=== Lines of data ===
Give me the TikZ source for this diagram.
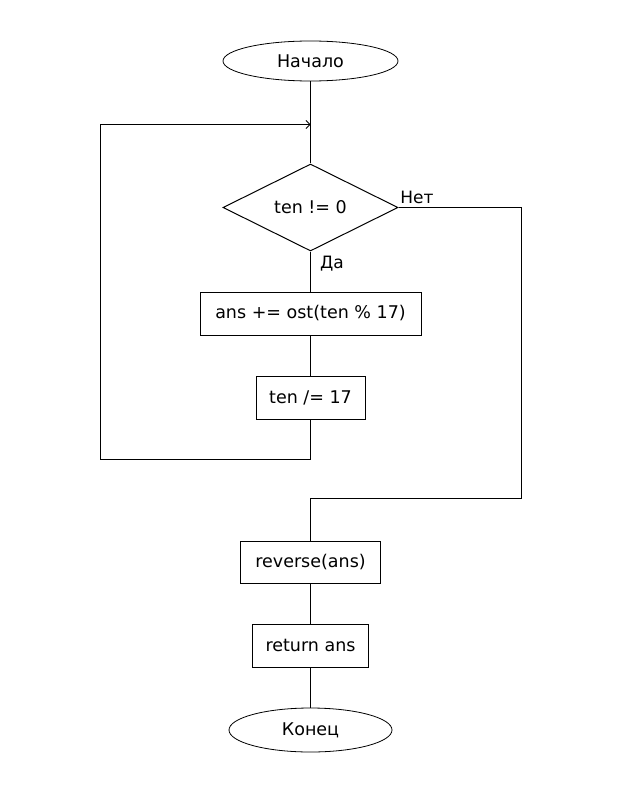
\documentclass[tikz,border=0pt]{standalone}
\usepackage{fontspec}
\setmainfont{DejaVu Sans}
\usetikzlibrary{shapes.geometric,arrows.meta}
\begin{document}
\begin{tikzpicture}[x=1pt,y=-1pt,
  every node/.style={font=\fontsize{17.5}{20}\selectfont, inner sep=0pt},
  flow/.style={line width=1pt},
  terminal/.style={draw, line width=0.8pt, ellipse},
  procbox/.style={draw, line width=1pt, rectangle},
  decision/.style={draw, line width=1pt, diamond, minimum width=175pt, minimum height=87pt},
  lbl/.style={font=\fontsize{17}{20}\selectfont}]
  \useasboundingbox (0,0) rectangle (622,792);

  % blocks
  \node[terminal, minimum width=175pt, minimum height=40pt] (start) at (310.5,61) {Начало};
  \node[decision] (cond) at (310.5,207.5) {ten != 0};
  \node[procbox, minimum width=221pt, minimum height=43pt] (body) at (310.5,313.5) {ans += ost(ten \% 17)};
  \node[procbox, minimum width=109pt, minimum height=43pt] (div) at (310.5,397.5) {ten /= 17};
  \node[procbox, minimum width=140pt, minimum height=42pt] (rev) at (310.5,562) {reverse(ans)};
  \node[procbox, minimum width=116pt, minimum height=43pt] (ret) at (310.5,645.5) {return ans};
  \node[terminal, minimum width=163pt, minimum height=44pt] (stop) at (310.5,730) {Конец};

  % branch labels
  \node[lbl] (no) at (417,197) {Нет};
  \node[lbl] (yes) at (332,264) {Да};

  % routing points
  \coordinate (merge) at (310.5,124.5);
  \coordinate (loopBL) at (100.5,459.5);
  \coordinate (noBR) at (521.5,498.5);

  % connectors
  \draw[flow] (start) -- (cond);
  \draw[flow] (cond) -- (body);
  \draw[flow] (body) -- (div);
  \draw[flow, -{Straight Barb[length=4pt,width=8pt,line width=0.8pt]}]
    (div.south) |- (loopBL) |- (merge);
  \draw[flow] (cond.east) -| (noBR) -| (rev.north);
  \draw[flow] (rev) -- (ret);
  \draw[flow] (ret) -- (stop);
\end{tikzpicture}
\end{document}
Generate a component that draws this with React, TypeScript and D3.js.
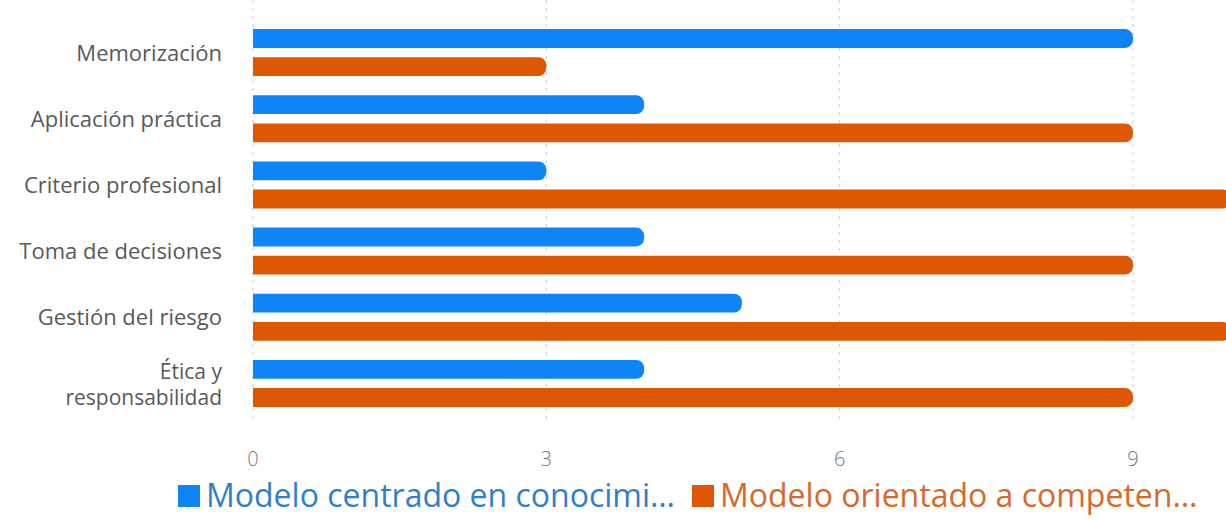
import React from "react";
import * as d3 from "d3";

const categories = [
  "Memorización",
  "Aplicación práctica",
  "Criterio profesional",
  "Toma de decisiones",
  "Gestión del riesgo",
  "Ética y responsabilidad",
];
const seriesNames = [
  "Modelo centrado en conocimi…",
  "Modelo orientado a competen…",
];
const knowledgeValues = [9, 4, 3, 4, 5, 4];
const competencyValues = [3, 9, 10, 9, 10, 9];
const xTicks = [0, 3, 6, 9];
const colors = ["#0f84f6", "#de5703"];
const legendTextColors = ["#2f7fca", "#d66a2a"];

const W = 1226;
const H = 520;
const FONT = "'Open Sans', 'Noto Sans', sans-serif";

// rectangle with a square left edge and a rounded right end
function barPath(x0: number, x1: number, y: number, h: number, r: number) {
  const rr = Math.min(r, (x1 - x0) / 2, h / 2);
  return `M${x0},${y}H${x1 - rr}A${rr},${rr} 0 0 1 ${x1},${y + rr}V${y + h - rr}A${rr},${rr} 0 0 1 ${x1 - rr},${y + h}H${x0}Z`;
}

export default function App() {
  const x = d3.scaleLinear().domain([0, 9]).range([253, 1133]);
  const y = d3.scaleBand<string>().domain(categories).range([19.5, 416.5]).paddingInner(0).paddingOuter(0);
  const inner = d3.scaleBand<number>().domain([0, 1]).range([0, y.bandwidth()]).paddingInner(0.33).paddingOuter(0.34);
  const series = [knowledgeValues, competencyValues];

  const labelLines = (c: string) => (c === "Ética y responsabilidad" ? ["Ética y", "responsabilidad"] : [c]);

  return (
    <svg width={W} height={H} style={{ position: "absolute", left: 0, top: 0, background: "#fff" }} fontFamily={FONT}>
      {/* vertical dotted grid */}
      {xTicks.map((t) => (
        <line key={t} x1={x(t)} x2={x(t)} y1={0} y2={424} stroke="#c5cbd6" strokeWidth={1} strokeDasharray="3,5" />
      ))}
      {/* bars */}
      {categories.map((c, i) => (
        <g key={c}>
          {series.map((vals, s) => (
            <path
              key={s}
              d={barPath(x(0), x(vals[i]), (y(c) as number) + (inner(s) as number), inner.bandwidth(), 8)}
              fill={colors[s]}
            />
          ))}
        </g>
      ))}
      {/* category labels; the long one wraps onto two lines */}
      {categories.map((c) => {
        const lines = labelLines(c);
        const cy = (y(c) as number) + y.bandwidth() / 2;
        const lineH = 26;
        return (
          <text key={c} x={222} textAnchor="end" fontSize={lines.length > 1 ? 21 : 22} fill="#595959" fontWeight={400}>
            {lines.map((l, k) => (
              <tspan key={k} x={222} y={cy + 8 + (lines.length > 1 ? 1 : 0) + (k - (lines.length - 1) / 2) * lineH}>
                {l}
              </tspan>
            ))}
          </text>
        );
      })}
      {/* x tick labels */}
      {xTicks.map((t) => (
        <text key={t} x={x(t)} y={466} textAnchor="middle" fontSize={20} fill="#777" fontWeight={300}>
          {t}
        </text>
      ))}
      {/* legend */}
      {[178, 692].map((lx, s) => (
        <g key={s}>
          <rect x={lx} y={485} width={22} height={22} fill={colors[s]} />
          <text x={lx + 28} y={507} fontSize={32} fill={legendTextColors[s]}>
            {seriesNames[s]}
          </text>
        </g>
      ))}
    </svg>
  );
}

=== Stated goal ===
Pull out and copy each line containing the string "with".

=== Exercise solution ===
Generate a component that draws this with React, TypeScript and D3.js.
// rectangle with a square left edge and a rounded right end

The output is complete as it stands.